Defense

Wal-Mart’s Positioning Problem

16 Aug , 2011  

Wal-Mart is an incredibly strong brand. It has very high awareness and an exceptionally clear positioning: Wal-Mart stands for low prices. The company is relentlessly focused on reducing costs and giving consumers the lowest prices.

But Wal-Mart has a very big problem; many people no longer think Wal-Mart has the lowest prices. The Wall Street Journal is reporting today that recent studies indicate most consumers in the United States think other stores are cheaper. A Morgan Stanley study, for example, revealed that 60% of Wal-Mart shoppers don’t think Wal-Mart has the best prices.

This is a huge problem for the Wal-Mart brand.

People don’t shop at Wal-Mart for the exceptional service or for the marvelous shopping experience. Indeed, going to Wal-Mart can be rather painful. People go to Wal-Mart because it is cheap.

But if people start to think other stores have lower prices, then Wal-Mart’s entire value proposition erodes. Dealing with weak service is fine when the prices can’t be beat. It is much less acceptable when you are paying a premium.

The biggest problem is that this is a perception issue. People have trouble keeping track of exact prices, so perceptions are important. If people think a price is low, then it is appealing regardless of the actual price. If people think they could get a lower price somewhere else, then they will likely go somewhere else, regardless of whether the prices actually are lower.

So Wal-Mart won’t be able to fix this issue by just ensuring that prices are low, or even by advertising that prices are low.

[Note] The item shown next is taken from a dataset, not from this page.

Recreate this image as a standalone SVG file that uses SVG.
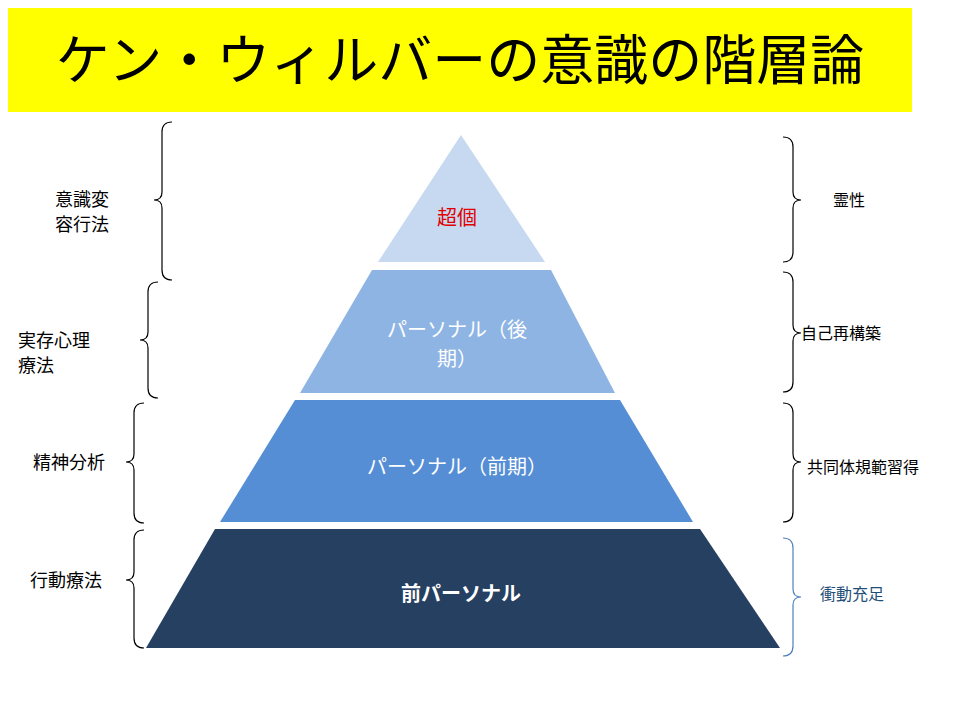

Wal-Mart has a major problem indeed.


4 Responses

  1. christina says:

    …As far as returns to Wal Mart ,They only allow 3 I believe in a years time without a receipt! …So if your like me, and lose receipts, well you may be s.o.l.! Another way I learned to save money is coupons! Iv never saved the crazy amounts the women on the EXTREME COUP. SHOWS… do, but iv said $50 to $60 dollars at a time. WELL…I endured one harassing trip to a local Wal Mart that left me never wanting to go back! (take to long to explain the whole story!) It was an embarrassing scene caused by several employees and a manager! Had the whole front of the store staring and trying to figure out what I had done…WHICH WAS NOTHING, EXCEPT TRY AND SAVE MONEY! My coupons did all match, but it was like they had a problem with me saving money…like a had stole something! They said if I didnt like it, I could call corp., Too Bad! I did, but it didnt do shit! They gave me the run a round about who did what, who’s to blame, and one manager even wanted to blame me!…but also stated that “…WELL, IN THE END YOU SAVED MONEY DIDNT YOU? SOMETIMES THESE THINGS HAPPEN…BLAH!, BLAH!, BLAH! I called him an ass, and hung up. WAL MART ADVERTISING CRAP ABOUT WANTING TO SAVE YOU MONEY…SHOULD REALLY BE, “WANTING TO TAKE YOUR MONEY…”

  2. jqp says:

    Alfonso,

    The TSG is a joke to many who have actually tried to return products with which they were not satisfied. There several exceptions to the “guarantee”. Even if your item qualifies for return, depending on the day, the customer service rep and any other context, you may find yourself out of luck.

    Sounds great on paper, but without consistency in execution/enforcement it’s not a value proposition I’d bank on.

  3. Hi Tim, Great blog, I had no idea it was yours. you gave me lessons in an executive program at Kellogg.

    I think Wal-Mart has other values ​​as important as low prices, such as its Total Satisfaction Guarantee. “If you do not like the product, simply return and no questions about.”

    It is a very important value of the brand.

    regards

  4. Debbi Evans says:

    This reminds me of an interview we ran with Stanford neuroscientist Baba Shiv. He argued that there was a problem when brands tried to compete on price at all, as it put consumers into a rational rather than emotional mindset when interacting with their products, ultimately leading to less loyalty and greater switching behaviours.